A longtime supporter of President Trump, King recently delivered the list of names to the White House, expressing optimism at the commander-in-chief giving pardons to the imprisoned individuals.
"I did not, on purpose, count or remember the names, I just submitted the list," said King in an interview with The Washington Examiner published Thursday.
"I'm trying to get a good tidal wave, a positive tidal wave, a tidal wave to maybe change things and make things better."
King also told the Examiner that she "believes in order" and that she feels "they have a good system in place" for these types of requests.
"I didn't try to go in and put a list in the president's hands. ... You can get it to Jared Kushner's office, and they will look at it," added King.
On August 1, King attended a roundtable event at the White House featuring President Trump and about 20 African-American church leaders.
The meeting included a discussion on a group of topics, including urban workforce development, prison reform and possible public-private partnerships with the faith community.
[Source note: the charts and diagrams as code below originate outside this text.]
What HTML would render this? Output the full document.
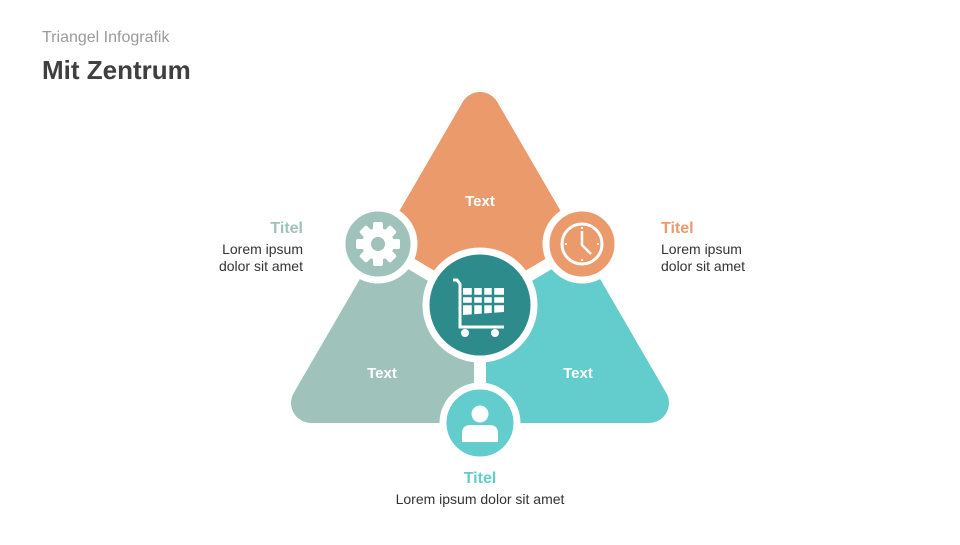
<!DOCTYPE html>
<html><head><meta charset="utf-8"><style>
body{margin:0;width:960px;height:540px;background:#fff;overflow:hidden;font-family:"Liberation Sans",sans-serif}
</style></head><body>
<svg width="960" height="540" viewBox="0 0 960 540" xmlns="http://www.w3.org/2000/svg" font-family="Liberation Sans, sans-serif">
<defs>
<clipPath id="co"><polygon points="480,305 199,134 200,0 760,0 761,134"/></clipPath>
<clipPath id="cs"><polygon points="480,305 199,134 150,134 150,540 480,540"/></clipPath>
<clipPath id="ct"><polygon points="480,305 761,134 810,134 810,540 480,540"/></clipPath>
</defs>
<text x="42" y="42" font-size="16" fill="#9a9a9a">Triangel Infografik</text>
<text x="42" y="79" font-size="26" font-weight="bold" fill="#3f3f3f">Mit Zentrum</text>
<g stroke-width="40" stroke-linejoin="round">
<polygon points="480,112 311,403 649,403" fill="#EA9A6B" stroke="#EA9A6B" clip-path="url(#co)"/>
<polygon points="480,112 311,403 649,403" fill="#9FC3BA" stroke="#9FC3BA" clip-path="url(#cs)"/>
<polygon points="480,112 311,403 649,403" fill="#63CCCC" stroke="#63CCCC" clip-path="url(#ct)"/>
</g>
<g stroke="#fff" stroke-width="12">
<line x1="480" y1="305" x2="378" y2="244"/>
<line x1="480" y1="305" x2="582" y2="244"/>
<line x1="480" y1="305" x2="480" y2="423"/>
</g>
<g stroke="#fff" stroke-width="7">
<circle cx="378" cy="244" r="36" fill="#9FC3BA"/>
<circle cx="582" cy="244" r="36" fill="#EA9A6B"/>
<circle cx="480" cy="423" r="37" fill="#63CCCC"/>
<circle cx="480" cy="305" r="54" fill="#2E8B8B"/>
</g>
<g fill="#fff" transform="translate(378,244)">
<g id="t"><rect x="-5" y="-22" width="10" height="10" rx="2"/></g>
<use href="#t" transform="rotate(45)"/><use href="#t" transform="rotate(90)"/><use href="#t" transform="rotate(135)"/>
<use href="#t" transform="rotate(180)"/><use href="#t" transform="rotate(225)"/><use href="#t" transform="rotate(270)"/><use href="#t" transform="rotate(315)"/>
<circle r="16"/>
<circle r="7" fill="#9FC3BA"/>
</g>
<g transform="translate(582,244)" stroke="#fff" fill="none">
<circle r="20" stroke-width="3"/>
<polyline points="0,-13 0,1 9,10" stroke-width="2.5"/>
<g stroke-width="2"><line x1="0" y1="-17" x2="0" y2="-15"/><line x1="0" y1="15" x2="0" y2="17"/><line x1="-17" y1="0" x2="-15" y2="0"/><line x1="15" y1="0" x2="17" y2="0"/></g>
</g>
<g transform="translate(480,305)" fill="none" stroke="#fff">
<polyline points="-27,-25 -23,-25 -20,-21 -20,22 24,22" stroke-width="3"/>
<path d="M-17,-17 H24 V7 L-17,10 Z" fill="#fff" stroke="none"/>
<g stroke="#2E8B8B" stroke-width="2.5"><line x1="-17" y1="-9" x2="24" y2="-9"/><line x1="-17" y1="-1" x2="24" y2="-1"/>
<line x1="-7" y1="-17" x2="-7" y2="10"/><line x1="3" y1="-17" x2="3" y2="10"/><line x1="13" y1="-17" x2="13" y2="10"/></g>
<circle cx="-15" cy="28" r="4" fill="#fff" stroke="none"/><circle cx="15" cy="28" r="4" fill="#fff" stroke="none"/>
</g>
<g transform="translate(480,423)" fill="#fff">
<circle cx="0" cy="-9" r="8.5"/>
<path d="M-18,19 V10 Q-18,2 -9,2 H9 Q18,2 18,10 V19 Z"/>
</g>
<g fill="#fff" font-weight="bold" font-size="15" text-anchor="middle">
<text x="480" y="206">Text</text>
<text x="382" y="378">Text</text>
<text x="578" y="378">Text</text>
</g>
<g font-size="14" fill="#333">
<text x="303" y="233" text-anchor="end" font-weight="bold" font-size="16" fill="#9FC3BA">Titel</text>
<text x="303" y="254" text-anchor="end">Lorem ipsum</text>
<text x="303" y="271" text-anchor="end">dolor sit amet</text>
<text x="661" y="233" font-weight="bold" font-size="16" fill="#EA9A6B">Titel</text>
<text x="661" y="254">Lorem ipsum</text>
<text x="661" y="271">dolor sit amet</text>
<text x="480" y="483" text-anchor="middle" font-weight="bold" font-size="16" fill="#63CCCC">Titel</text>
<text x="480" y="504" text-anchor="middle">Lorem ipsum dolor sit amet</text>
</g>
</svg>
</body></html>
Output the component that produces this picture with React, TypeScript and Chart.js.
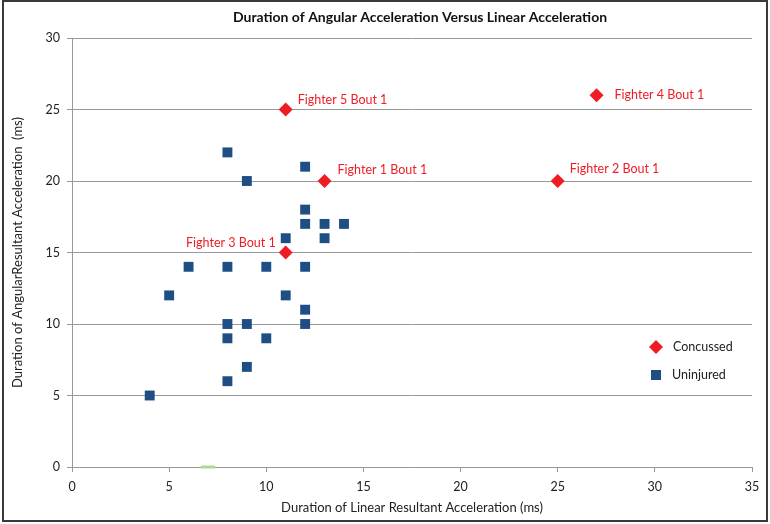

Other notable attendees included Bishop Harry Jackson of Hope Christian Church in Beltsville, Maryland, Pastor Darrell Scott of New Spirit Revival Center in Cleveland Heights, Ohio, and Pastor Kyle Searcy of the multi-racial Fresh Anointing House of Worship in Montgomery, Alabama.
"I think that is one of the positive major takeaways, that people of color will have access and he feels safe with the faith community because our agenda supersedes politics," stated Bishop Jackson following the meeting.
"I feel like he feels like he can partner with us to get action done, to take positive steps. In the meeting, he listened, we responded."
Thus far, Trump has used his power to issue a pardon nine times in his administration, including in July when he pardoned a father and son, both ranchers from eastern Oregon who were convicted of setting fires on federal lands.
76-year-old Dwight Hammond Jr. and his son, 49-year-old Steven Hammond, had been serving a sentence in a California prison since 2012 when Trump issued his pardon.
A statement from the White House called the new prison terms "unjust" and called to question the evidence used at the trial that gave the Hammonds their most recent conviction.
"The Hammonds are devoted family men, respected contributors to their local community, and have widespread support from their neighbors, local law enforcement, and farmers and ranchers across the West," stated the administration, adding they had already paid $400,000 in settlements, aside from serving as long as four years in prison.